Of course, in reality it was no such thing. Cricket pre-dates the formation of the Hambledon Club by a good 200 years, but the myth of the Hampshire club took root when in 1833 John Nyren wrote The Young Cricketer’s Tutor. Nyren was the son of Richard, who captained Hambledon in its formative years as well as running the Bat and Ball Inn on Broadhalfpenny Down. John Nyren could spin a yarn like Shane Warne could a ball, and his book immortalised Hambledon and exaggerated its influence. Nevertheless, for a brief period in the second half of the eighteenth century, Hambledon was the foremost club of its day, attracting the leading players, gamblers and spectators to the picturesque Broadhalfpenny Down.
As many as 20,000 people were said to have attended the really big games, terrible for the Down’s wildlife but a boon for the myriad stallholders who erected their colourful tents around the ground’s boundary.
Richard Nyren was the driving force behind Hambledon Cricket Club. A left-handed bowler of some repute, he organised and promoted the matches, and afterwards, when the match was complete, he invited everyone back to the Bat and Ball Inn. There they drank punch, at twopence a pint, strong enough, said his son, ‘to make hair curl’.
Word of the Hambledon Club spread across southern England, attracting players who would become cricket’s first ‘characters’. There was Tom Brett, strong as an ox and a demon fast bowler; behind the stumps was dashing Tom Sueter, a pet of all the neighbourhood and the man credited with mastering the ‘cut’ as an attacking shot; John Small, a shoemaker turned batmaker, used his own tools to accumulate vast scores.
Two of the men who would leave a lasting impression on cricket arrived late on in Hambledon. William ‘Silver Billy’ Beldham played his first game for the club in 1785, when he was nineteen, the start of a cricketing career that would redefine the art of batting. David Harris did something similar for bowling when he replaced Tom Brett as Hambledon’s main strike bowler in the 1770s. Harris was the first bowler to understand the importance of a good line and length, the pioneer of a skill that every subsequent bowler has striven to master.

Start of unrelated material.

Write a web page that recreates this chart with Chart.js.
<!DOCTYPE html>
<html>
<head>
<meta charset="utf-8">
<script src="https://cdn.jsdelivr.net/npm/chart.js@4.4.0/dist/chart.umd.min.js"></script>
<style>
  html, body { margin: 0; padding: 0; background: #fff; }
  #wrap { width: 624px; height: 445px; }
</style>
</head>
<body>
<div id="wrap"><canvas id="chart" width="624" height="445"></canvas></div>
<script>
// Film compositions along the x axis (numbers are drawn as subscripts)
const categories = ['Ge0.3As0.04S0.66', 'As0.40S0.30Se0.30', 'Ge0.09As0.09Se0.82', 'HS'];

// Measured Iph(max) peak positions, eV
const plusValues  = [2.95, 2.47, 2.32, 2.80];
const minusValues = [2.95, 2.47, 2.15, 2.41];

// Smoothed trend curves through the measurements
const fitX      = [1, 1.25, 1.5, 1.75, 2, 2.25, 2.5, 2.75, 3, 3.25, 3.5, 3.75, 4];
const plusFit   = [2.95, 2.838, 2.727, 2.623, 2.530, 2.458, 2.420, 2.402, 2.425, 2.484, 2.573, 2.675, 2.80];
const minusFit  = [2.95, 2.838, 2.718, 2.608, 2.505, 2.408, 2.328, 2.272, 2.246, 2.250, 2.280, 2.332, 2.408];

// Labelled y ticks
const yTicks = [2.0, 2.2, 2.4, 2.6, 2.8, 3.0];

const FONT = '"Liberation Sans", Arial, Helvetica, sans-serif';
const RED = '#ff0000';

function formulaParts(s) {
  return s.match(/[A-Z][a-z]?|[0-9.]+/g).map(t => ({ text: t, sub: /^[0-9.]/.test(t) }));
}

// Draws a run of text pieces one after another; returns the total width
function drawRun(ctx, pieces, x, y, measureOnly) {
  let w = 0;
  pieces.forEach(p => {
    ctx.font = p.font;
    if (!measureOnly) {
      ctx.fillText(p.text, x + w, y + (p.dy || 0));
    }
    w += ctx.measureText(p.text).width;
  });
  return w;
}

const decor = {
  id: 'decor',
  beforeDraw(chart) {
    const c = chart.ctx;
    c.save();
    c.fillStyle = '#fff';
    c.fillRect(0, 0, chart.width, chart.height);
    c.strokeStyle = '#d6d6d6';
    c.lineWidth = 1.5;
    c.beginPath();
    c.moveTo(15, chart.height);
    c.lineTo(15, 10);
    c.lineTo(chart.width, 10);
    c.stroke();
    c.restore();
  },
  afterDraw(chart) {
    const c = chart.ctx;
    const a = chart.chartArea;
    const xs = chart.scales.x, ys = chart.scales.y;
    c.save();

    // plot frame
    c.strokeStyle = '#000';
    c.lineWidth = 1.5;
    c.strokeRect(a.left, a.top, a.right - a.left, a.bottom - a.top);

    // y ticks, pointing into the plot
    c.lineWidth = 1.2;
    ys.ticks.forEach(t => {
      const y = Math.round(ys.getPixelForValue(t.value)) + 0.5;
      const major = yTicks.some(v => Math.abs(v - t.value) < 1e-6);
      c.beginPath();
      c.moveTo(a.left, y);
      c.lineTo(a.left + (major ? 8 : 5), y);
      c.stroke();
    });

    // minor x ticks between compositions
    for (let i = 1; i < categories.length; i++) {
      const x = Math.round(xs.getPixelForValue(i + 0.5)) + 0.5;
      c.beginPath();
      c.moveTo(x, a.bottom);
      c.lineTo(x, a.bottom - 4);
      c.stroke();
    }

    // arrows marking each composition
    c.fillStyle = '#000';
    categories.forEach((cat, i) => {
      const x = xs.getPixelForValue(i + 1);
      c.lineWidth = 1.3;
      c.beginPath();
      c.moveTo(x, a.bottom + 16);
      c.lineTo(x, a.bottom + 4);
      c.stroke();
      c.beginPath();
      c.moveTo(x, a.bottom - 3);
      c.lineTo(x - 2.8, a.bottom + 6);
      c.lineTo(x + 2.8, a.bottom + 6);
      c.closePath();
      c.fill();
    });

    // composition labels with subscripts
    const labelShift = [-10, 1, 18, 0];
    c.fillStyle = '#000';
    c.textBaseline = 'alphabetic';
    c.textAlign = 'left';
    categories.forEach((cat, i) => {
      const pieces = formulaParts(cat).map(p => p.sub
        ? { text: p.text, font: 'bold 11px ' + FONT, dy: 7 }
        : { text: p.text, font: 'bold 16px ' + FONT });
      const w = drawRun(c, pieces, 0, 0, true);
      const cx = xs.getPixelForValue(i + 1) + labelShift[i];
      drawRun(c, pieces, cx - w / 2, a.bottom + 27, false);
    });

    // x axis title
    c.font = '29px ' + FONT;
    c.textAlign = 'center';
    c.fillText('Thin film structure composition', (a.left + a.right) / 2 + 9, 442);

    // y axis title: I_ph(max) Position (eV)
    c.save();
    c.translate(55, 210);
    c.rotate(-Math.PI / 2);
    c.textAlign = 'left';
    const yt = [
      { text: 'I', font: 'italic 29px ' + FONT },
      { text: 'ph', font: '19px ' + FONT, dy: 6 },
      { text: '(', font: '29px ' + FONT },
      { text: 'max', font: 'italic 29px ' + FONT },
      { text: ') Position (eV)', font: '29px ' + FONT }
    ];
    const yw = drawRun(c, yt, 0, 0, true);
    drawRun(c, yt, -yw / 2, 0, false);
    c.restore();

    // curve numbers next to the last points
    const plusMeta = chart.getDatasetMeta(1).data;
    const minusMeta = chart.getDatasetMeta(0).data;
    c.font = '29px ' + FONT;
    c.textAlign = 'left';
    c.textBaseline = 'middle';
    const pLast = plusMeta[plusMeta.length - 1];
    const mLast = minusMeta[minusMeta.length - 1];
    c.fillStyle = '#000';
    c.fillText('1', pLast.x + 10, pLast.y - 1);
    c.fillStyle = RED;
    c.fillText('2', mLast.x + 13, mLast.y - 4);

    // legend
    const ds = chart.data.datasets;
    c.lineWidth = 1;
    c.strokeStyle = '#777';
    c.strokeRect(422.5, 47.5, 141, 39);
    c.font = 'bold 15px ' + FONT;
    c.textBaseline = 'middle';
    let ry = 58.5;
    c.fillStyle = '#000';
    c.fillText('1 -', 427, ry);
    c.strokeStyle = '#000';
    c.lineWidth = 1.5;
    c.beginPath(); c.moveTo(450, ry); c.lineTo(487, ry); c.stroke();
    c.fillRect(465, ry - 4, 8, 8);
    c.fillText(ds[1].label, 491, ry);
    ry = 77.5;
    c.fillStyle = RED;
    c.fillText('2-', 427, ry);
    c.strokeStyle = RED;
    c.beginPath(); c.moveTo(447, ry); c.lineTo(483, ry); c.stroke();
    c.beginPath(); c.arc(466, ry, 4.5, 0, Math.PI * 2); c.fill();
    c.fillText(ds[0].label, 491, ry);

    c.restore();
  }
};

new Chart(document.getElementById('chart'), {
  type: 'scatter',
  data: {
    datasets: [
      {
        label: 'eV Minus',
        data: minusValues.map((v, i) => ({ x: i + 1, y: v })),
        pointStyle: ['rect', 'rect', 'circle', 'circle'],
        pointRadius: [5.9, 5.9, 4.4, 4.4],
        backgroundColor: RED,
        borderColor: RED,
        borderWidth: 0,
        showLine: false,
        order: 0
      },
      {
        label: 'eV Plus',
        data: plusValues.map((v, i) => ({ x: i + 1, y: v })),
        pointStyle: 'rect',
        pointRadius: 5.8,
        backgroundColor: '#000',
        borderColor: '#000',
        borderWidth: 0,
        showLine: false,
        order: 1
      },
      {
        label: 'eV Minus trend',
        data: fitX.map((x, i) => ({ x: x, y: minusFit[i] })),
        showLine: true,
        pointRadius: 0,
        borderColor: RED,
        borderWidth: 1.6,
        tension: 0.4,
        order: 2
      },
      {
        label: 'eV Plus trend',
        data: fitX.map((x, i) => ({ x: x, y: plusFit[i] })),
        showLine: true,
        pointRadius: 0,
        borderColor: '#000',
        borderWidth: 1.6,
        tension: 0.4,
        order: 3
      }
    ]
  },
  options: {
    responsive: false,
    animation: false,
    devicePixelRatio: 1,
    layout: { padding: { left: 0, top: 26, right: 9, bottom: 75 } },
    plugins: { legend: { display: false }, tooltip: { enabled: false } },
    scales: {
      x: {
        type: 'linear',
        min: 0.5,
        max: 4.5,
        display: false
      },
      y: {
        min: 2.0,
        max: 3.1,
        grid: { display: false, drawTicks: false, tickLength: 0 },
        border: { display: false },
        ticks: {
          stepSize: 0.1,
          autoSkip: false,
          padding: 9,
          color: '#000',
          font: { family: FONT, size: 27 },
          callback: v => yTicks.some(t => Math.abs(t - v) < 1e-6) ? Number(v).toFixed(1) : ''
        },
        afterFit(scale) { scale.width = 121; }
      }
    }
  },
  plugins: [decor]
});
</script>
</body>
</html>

As Harris’s career blossomed, so the fortunes of Hambledon began to wilt. Their finest afternoon had come one glorious June day in 1777 when they thrashed ‘a fully representative eleven of England’ by an innings and 168 runs in a match that received much publicity.

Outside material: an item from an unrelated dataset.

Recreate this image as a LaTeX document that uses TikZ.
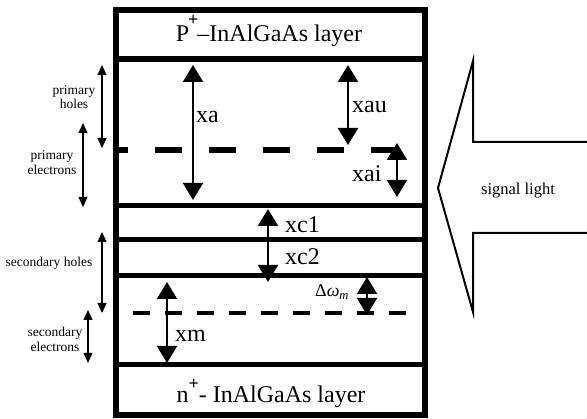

Soon more and more young men took up the game, many of them wealthier and better connected than the bucolic batsmen and bowlers of Hambledon. In 1787, ten years after the club’s most famous victory, the Marylebone Cricket Club was formed. ‘More and more did London become the centre of cricket,’ wrote Harry Altham, ‘and steadily the membership [of Hambledon] declined and the players were lured away by the golden magnet.’

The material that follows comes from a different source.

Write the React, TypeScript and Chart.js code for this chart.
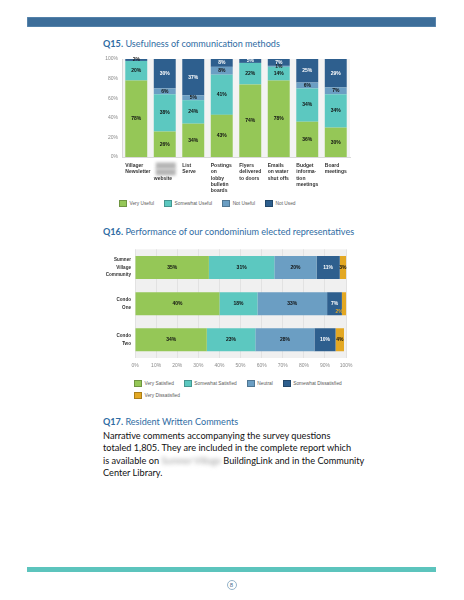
import React, { useEffect, useRef } from "react";
import { Chart, registerables } from "chart.js";
Chart.register(...registerables);

// ---------- Q15 data ----------
const q15Categories: string[][] = [
  ["Villager", "Newsletter"],
  ["~Sumner", "~Village", "website"],
  ["List", "Serve"],
  ["Postings", "on", "lobby", "bulletin", "boards"],
  ["Flyers", "delivered", "to doors"],
  ["Emails", "on water", "shut offs"],
  ["Budget", "informa-", "tion", "meetings"],
  ["Board", "meetings"],
];
const q15SeriesNames = ["Very Useful", "Somewhat Useful", "Not Useful", "Not Used"];
const q15VeryUseful = [78, 26, 34, 43, 74, 78, 36, 30];
const q15SomewhatUseful = [20, 38, 24, 41, 22, 14, 34, 34];
const q15NotUseful = [0, 6, 5, 8, 0, 1, 6, 7];
const q15NotUsed = [2, 30, 37, 8, 5, 7, 25, 29];
const q15TickStep = 20;

// ---------- Q16 data ----------
const q16Categories: string[][] = [
  ["Sumner", "Village", "Community"],
  ["Condo", "One"],
  ["Condo", "Two"],
];
const q16SeriesNames = [
  "Very Satisfied",
  "Somewhat Satisfied",
  "Neutral",
  "Somewhat Dissatisfied",
  "Very Dissatisfied",
];
const q16VerySatisfied = [35, 40, 34];
const q16SomewhatSatisfied = [31, 18, 23];
const q16Neutral = [20, 33, 28];
const q16SomewhatDissatisfied = [11, 7, 10];
const q16VeryDissatisfied = [3, 2, 4];
const q16TickStep = 10;

// ---------- styling ----------
const GREEN = "#95c757";
const TEAL = "#5cc8c0";
const MID = "#6b9ec3";
const DARK = "#2e5f8e";
const GOLD = "#e3a823";
const TITLE_BLUE = "#2f6ca3";

const q15Colors = [GREEN, TEAL, MID, DARK];
const q16Colors = [GREEN, TEAL, MID, DARK, GOLD];

const bgPlugin = {
  id: "plotBg",
  beforeDraw(chart: any, _a: any, opts: any) {
    const { ctx, chartArea } = chart;
    if (!chartArea) return;
    ctx.save();
    ctx.fillStyle = opts.color || "#f2f2f2";
    ctx.fillRect(chartArea.left, chartArea.top, chartArea.right - chartArea.left, chartArea.bottom - chartArea.top);
    ctx.restore();
  },
};

const segLabelsPlugin = {
  id: "segLabels",
  afterDatasetsDraw(chart: any, _a: any, opts: any) {
    const ctx = chart.ctx;
    ctx.save();
    ctx.font = opts.font;
    ctx.textAlign = "center";
    ctx.textBaseline = "middle";
    chart.data.datasets.forEach((ds: any, di: number) => {
      const meta = chart.getDatasetMeta(di);
      meta.data.forEach((el: any, i: number) => {
        const v = ds.data[i];
        if (!v || v < (opts.min ?? 0)) return;
        const p = el.getCenterPoint();
        let x = p.x;
        let y = p.y;
        let color = (opts.colors && opts.colors[di]) || "#111";
        if (opts.tiny && v <= opts.tiny.max) {
          x += opts.tiny.dx;
          y += opts.tiny.dy;
          color = opts.tiny.color || ds.backgroundColor;
        }
        if (opts.smallDark && v < 3) color = "#222";
        ctx.fillStyle = color;
        ctx.fillText(v + "%", x, y);
      });
    });
    ctx.restore();
  },
};

const xLabelsPlugin = {
  id: "leftXLabels",
  afterDraw(chart: any, _a: any, opts: any) {
    const { ctx, chartArea } = chart;
    const xs = chart.scales.x;
    const meta = chart.getDatasetMeta(0);
    ctx.save();
    ctx.textAlign = "left";
    ctx.textBaseline = "middle";
    ctx.font = opts.font;
    (chart.data.labels as string[][]).forEach((lines, i) => {
      const el = meta.data[i];
      const half = el ? el.width / 2 : 0;
      const x = xs.getPixelForValue(i) - half;
      lines.forEach((line, k) => {
        const y = chartArea.bottom + opts.offset + k * opts.lineHeight;
        if (line.startsWith("~")) {
          ctx.save();
          ctx.filter = "blur(1.6px)";
          ctx.fillStyle = "#b5b5b5";
          ctx.fillRect(x + 2, y - 3, 20, 6.5);
          ctx.restore();
        } else {
          ctx.fillStyle = opts.color;
          ctx.fillText(line, x, y);
        }
      });
    });
    ctx.restore();
  },
};

function ChartCanvas({ config, left, top, width, height }: any) {
  const ref = useRef<HTMLCanvasElement>(null);
  useEffect(() => {
    if (!ref.current) return;
    const chart = new Chart(ref.current, config());
    return () => chart.destroy();
  }, []);
  return (
    <canvas
      ref={ref}
      width={width}
      height={height}
      style={{ position: "absolute", left, top, width, height }}
    />
  );
}

const q15Config = () => ({
  type: "bar",
  data: {
    labels: q15Categories,
    datasets: [q15VeryUseful, q15SomewhatUseful, q15NotUseful, q15NotUsed].map((d, i) => ({
      label: q15SeriesNames[i],
      data: d,
      backgroundColor: q15Colors[i],
      borderWidth: 0,
      barPercentage: 0.77,
      categoryPercentage: 1,
    })),
  },
  options: {
    responsive: false,
    animation: false,
    maintainAspectRatio: false,
    layout: { padding: { top: 6, right: 7, left: 0, bottom: 0 } },
    scales: {
      x: {
        stacked: true,
        grid: { display: false, drawTicks: false },
        border: { display: true, color: "#d9d9d9" },
        ticks: { display: false },
        afterFit: (s: any) => { s.height = 40; },
      },
      y: {
        stacked: true,
        min: 0,
        max: 100,
        grid: { display: false, drawTicks: false },
        border: { display: true, color: "#d9d9d9" },
        ticks: {
          stepSize: q15TickStep,
          padding: 4,
          color: "#8a8a8a",
          font: { family: "Liberation Sans", size: 5 },
          callback: (v: any) => v + "%",
        },
        afterFit: (s: any) => { s.width = 27; },
      },
    },
    plugins: {
      legend: { display: false },
      tooltip: { enabled: false },
      plotBg: { color: "#f3f3f3" },
      segLabels: {
        font: "bold 5px 'Liberation Sans'",
        colors: ["#111", "#111", "#111", "#ffffff"],
        smallDark: true,
      },
      leftXLabels: { font: "bold 5px 'Liberation Sans'", color: "#333", offset: 8.5, lineHeight: 6.4 },
    },
  },
  plugins: [bgPlugin, segLabelsPlugin, xLabelsPlugin],
});

const q16Config = () => ({
  type: "bar",
  data: {
    labels: q16Categories,
    datasets: [q16VerySatisfied, q16SomewhatSatisfied, q16Neutral, q16SomewhatDissatisfied, q16VeryDissatisfied].map(
      (d, i) => ({
        label: q16SeriesNames[i],
        data: d,
        backgroundColor: q16Colors[i],
        borderWidth: 0,
        barPercentage: 0.635,
        categoryPercentage: 1,
      })
    ),
  },
  options: {
    indexAxis: "y",
    responsive: false,
    animation: false,
    maintainAspectRatio: false,
    layout: { padding: { top: 4, right: 7.5, left: 0, bottom: 0 } },
    scales: {
      x: {
        stacked: true,
        min: 0,
        max: 100,
        grid: { display: true, color: "#e2e2e2", drawTicks: false },
        border: { display: false },
        ticks: {
          stepSize: q16TickStep,
          padding: 4.5,
          color: "#8a8a8a",
          font: { family: "Liberation Sans", size: 5 },
          callback: (v: any) => v + "%",
        },
        afterFit: (s: any) => { s.height = 13; },
      },
      y: {
        stacked: true,
        grid: { display: false, drawTicks: false },
        border: { display: false },
        ticks: {
          padding: 4,
          color: "#333",
          font: { family: "Liberation Sans", size: 4.6, weight: "bold", lineHeight: 1.6 },
        },
        afterFit: (s: any) => { s.width = 40; },
      },
    },
    plugins: {
      legend: { display: false },
      tooltip: { enabled: false },
      plotBg: { color: "#f0f0f0" },
      segLabels: {
        font: "bold 5px 'Liberation Sans'",
        colors: ["#111", "#111", "#111", "#ffffff", "#111"],
        tiny: { max: 2, dx: -5, dy: 8, color: GOLD },
      },
    },
  },
  plugins: [bgPlugin, segLabelsPlugin],
});

function Legend({ names, colors, left, top, width }: any) {
  return (
    <div
      style={{
        position: "absolute",
        left,
        top,
        width,
        display: "flex",
        flexWrap: "wrap",
        columnGap: 10,
        rowGap: 5,
        fontFamily: "'Liberation Sans', Arial, sans-serif",
        fontSize: 4.8,
        color: "#5a5a5a",
        lineHeight: "6px",
      }}
    >
      {names.map((n: string, i: number) => (
        <div key={n} style={{ display: "flex", alignItems: "center" }}>
          <span
            style={{
              display: "inline-block",
              width: 6,
              height: 5,
              background: colors[i],
              border: "0.5px solid rgba(0,0,0,0.25)",
              marginRight: 2.5,
            }}
          />
          <span style={{ whiteSpace: "nowrap" }}>{n}</span>
        </div>
      ))}
    </div>
  );
}

const titleStyle: React.CSSProperties = {
  position: "absolute",
  left: 103,
  fontFamily: "Lato, 'Open Sans', sans-serif",
  fontSize: 9.1,
  color: TITLE_BLUE,
  whiteSpace: "nowrap",
  lineHeight: "12px",
};

export default function App() {
  return (
    <div
      style={{
        position: "absolute",
        left: 0,
        top: 0,
        width: 464,
        height: 600,
        background: "#fff",
        overflow: "hidden",
      }}
    >
      <div
        style={{
          position: "absolute",
          left: 27,
          top: 17,
          width: 409,
          height: 10,
          background: "#3d6e9a",
          boxShadow: "inset 0 0 0 0.6px #6a93b8",
        }}
      />
      <div style={{ ...titleStyle, top: 38 }}>
        <b>Q15.</b> Usefulness of communication methods
      </div>
      <ChartCanvas config={q15Config} left={95} top={52} width={262} height={145} />
      <Legend names={q15SeriesNames} colors={q15Colors} left={119} top={200} width={240} />

      <div style={{ ...titleStyle, top: 226 }}>
        <b>Q16.</b> Performance of our condominium elected representatives
      </div>
      <ChartCanvas config={q16Config} left={95} top={238} width={262} height={135} />
      <Legend names={q16SeriesNames} colors={q16Colors} left={134} top={380} width={230} />

      <div style={{ ...titleStyle, top: 416 }}>
        <b>Q17.</b> Resident Written Comments
      </div>
      <div
        style={{
          position: "absolute",
          left: 103,
          top: 430,
          width: 280,
          fontFamily: "Lato, 'Open Sans', sans-serif",
          fontSize: 9.2,
          lineHeight: "12.3px",
          color: "#111",
        }}
      >
        Narrative comments accompanying the survey questions
        <br />
        totaled 1,805. They are included in the complete report which
        <br />
        is available on{" "}
        <span style={{ filter: "blur(2px)", color: "#9a9a9a" }}>Sumner Village</span>{" "}
        BuildingLink and in the Community
        <br />
        Center Library.
      </div>

      <div
        style={{
          position: "absolute",
          left: 27,
          top: 567,
          width: 409,
          height: 5,
          background: "#5cc4bd",
        }}
      />
      <div
        style={{
          position: "absolute",
          left: 226.5,
          top: 579.5,
          width: 10,
          height: 10,
          borderRadius: "50%",
          border: "1px solid #94b3ca",
          boxSizing: "border-box",
          display: "flex",
          alignItems: "center",
          justifyContent: "center",
          fontFamily: "'Liberation Sans', sans-serif",
          fontSize: 6,
          color: "#4b6f8f",
        }}
      >
        8
      </div>
    </div>
  );
}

Ironically, one of the last matches of importance that Hambledon played was in 1793 at Lord’s, the ground that had usurped Broadhalfpenny Down as the ‘cradle of cricket’. Three years later the club was dissolved, and though an attempt was made to resurrect it a few years later, Hambledon’s day had passed. Marylebone was now the pre-eminent club in England, and Hambledon became just an extra on the scorecard of history.
The publication of Nyren’s book in 1833 first restored Hambledon’s reputation and then embellished its importance in the early history of cricket. It also awakened in Englishmen a romantic longing for the past, for a pre-Industrial Revolution England, when they perceived life to be purer. In reviewing Nyren’s book in The Gentlemen’s Magazine, the Reverend John Mitford wrote:
Farewell, ye smiling fields of Hambledon and Windmill Hill! Farewell, ye thymy pastures of our beloved Hampshire, and farewell, ye spirits of the brave who still hover over the fields of your inheritance. Great and illustrious eleven! Fare ye well! In these fleeting pages at least, your names shall be enrolled. What would life be, deprived of the recollection of you? Troy has fallen, and Thebes is a ruin. The pride of Athens is decayed, and Rome is crumbling to the dust. The philosophy of Bacon is wearing out; and the victories of Marlborough have been overshadowed by fresher laurels. All is vanity but cricket; all is sinking in oblivion but you. Greatest of all elevens, fare ye well!